Included on everything from plane tickets to KFC buckets, QR codes have become a common method for pushing information from various sources onto mobile devices.  Despite their being common place however, these seemingly valuable codes have been slow to take off in Australia.

This slow traction is not an international occurrence, with China in particular popularising “Quick Response” codes. In China these can be found in everything from WeChat to mobile payments and seen everywhere from street markets to major retail precincts. With such a passionate following overseas, it’s worth asking why Australians have been so reluctant to pick them up.

One piece of research in 2012 found around 62% of Australians didn’t know what a QR code was. Even in 2017 a quick search of “QR code use Australia” returns results of “who the hell uses QR codes” as well as “The QR code is back”. It’s possible that this dichotomy in response can be tracked to a time when QR code use meant yet another app on our devices. In such a confusing market, how and why would designers integrate this in?

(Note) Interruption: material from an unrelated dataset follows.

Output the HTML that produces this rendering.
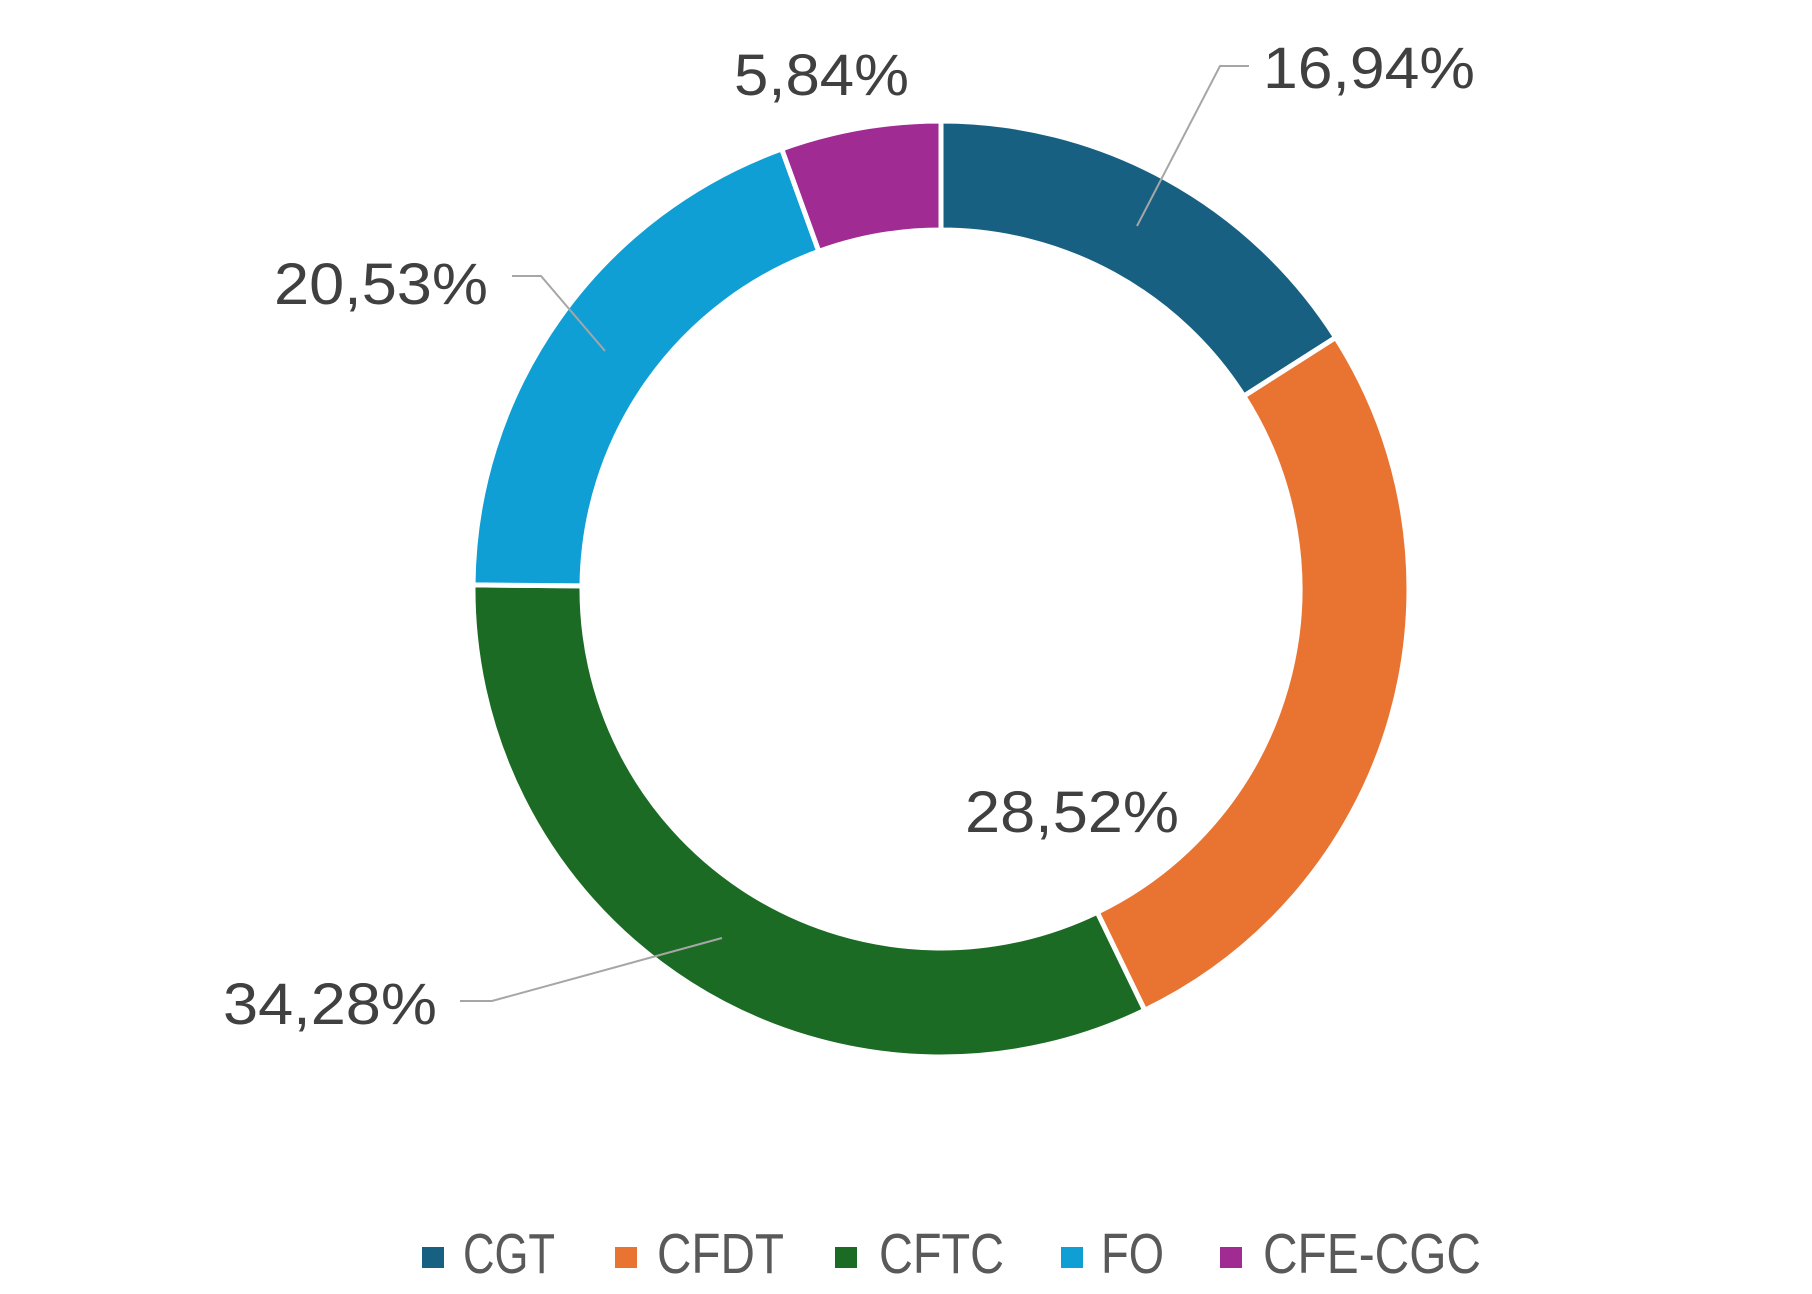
<!DOCTYPE html>
<html><head><meta charset="utf-8"><style>html,body{margin:0;padding:0;background:#fff}svg{display:block}</style></head>
<body>
<svg width="1812" height="1294" viewBox="0 0 1812 1294" xmlns="http://www.w3.org/2000/svg" font-family="Liberation Sans, sans-serif">
<rect width="1812" height="1294" fill="#fff"/>
<g stroke="#fff" stroke-width="5" stroke-linejoin="miter">
<path d="M941,121 A468,468 0 0 1 1335.7,337.5 L1243.8,396.1 A359,359 0 0 0 941,230 Z" fill="#176082"/>
<path d="M1335.7,337.5 A468,468 0 0 1 1144.7,1010.3 L1097.2,912.2 A359,359 0 0 0 1243.8,396.1 Z" fill="#E97432"/>
<path d="M1144.7,1010.3 A468,468 0 0 1 473,584.9 L582,585.9 A359,359 0 0 0 1097.2,912.2 Z" fill="#1C6B25"/>
<path d="M473,584.9 A468,468 0 0 1 781.7,148.9 L818.8,251.4 A359,359 0 0 0 582,585.9 Z" fill="#0F9FD5"/>
<path d="M781.7,148.9 A468,468 0 0 1 941,121 L941,230 A359,359 0 0 0 818.8,251.4 Z" fill="#A02B93"/>
</g>
<g stroke="#a6a6a6" stroke-width="2" fill="none">
<polyline points="1137,226 1220,66 1249,66"/>
<polyline points="605,351 541,276 512,276"/>
<polyline points="722,938 492,1001 460,1001"/>
</g>
<g fill="#404040" font-size="58">
<text x="734" y="95" textLength="175" lengthAdjust="spacingAndGlyphs">5,84%</text>
<text x="1263" y="88" textLength="212" lengthAdjust="spacingAndGlyphs">16,94%</text>
<text x="274" y="304" textLength="214" lengthAdjust="spacingAndGlyphs">20,53%</text>
<text x="965" y="832" textLength="214" lengthAdjust="spacingAndGlyphs">28,52%</text>
<text x="223" y="1024" textLength="214" lengthAdjust="spacingAndGlyphs">34,28%</text>
</g>
<rect x="422" y="1247" width="22" height="21" fill="#176082"/>
<rect x="615" y="1247" width="22" height="21" fill="#E97432"/>
<rect x="835" y="1247" width="22" height="21" fill="#1C6B25"/>
<rect x="1061" y="1247" width="22" height="21" fill="#0F9FD5"/>
<rect x="1220" y="1247" width="22" height="21" fill="#A02B93"/>
<g fill="#595959" font-size="57">
<text x="463" y="1273" textLength="92" lengthAdjust="spacingAndGlyphs">CGT</text>
<text x="657" y="1273" textLength="127" lengthAdjust="spacingAndGlyphs">CFDT</text>
<text x="879" y="1273" textLength="125" lengthAdjust="spacingAndGlyphs">CFTC</text>
<text x="1101" y="1273" textLength="63" lengthAdjust="spacingAndGlyphs">FO</text>
<text x="1263" y="1273" textLength="218" lengthAdjust="spacingAndGlyphs">CFE-CGC</text>
</g>
</svg>
</body></html>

This question is one that UTS posed in 2013 when beginning their $1 billion in renovations. UTS in partnership with Frost*Design and BrandCulture saw the value where others didn’t for one simple reason – the student market is different. In their drive to include technology into wayfinding practice, they added not only QR codes but NFC pairing as digital handshakes to guide students from signage right to their classroom.

4 years later and with the announcement of the new iOS update – this decision is more celebrated than ever. With a strong international student population in a campus open to Sydney CBD public – the use of QR codes for wayfinding has been immeasurably useful.

As this communication becomes increasingly popular in Australia, UTS can only expect their technology enabled totems to become more valuable. The removal of a barrier to entry with the latest ios update may bring Australia up to speed with QR use.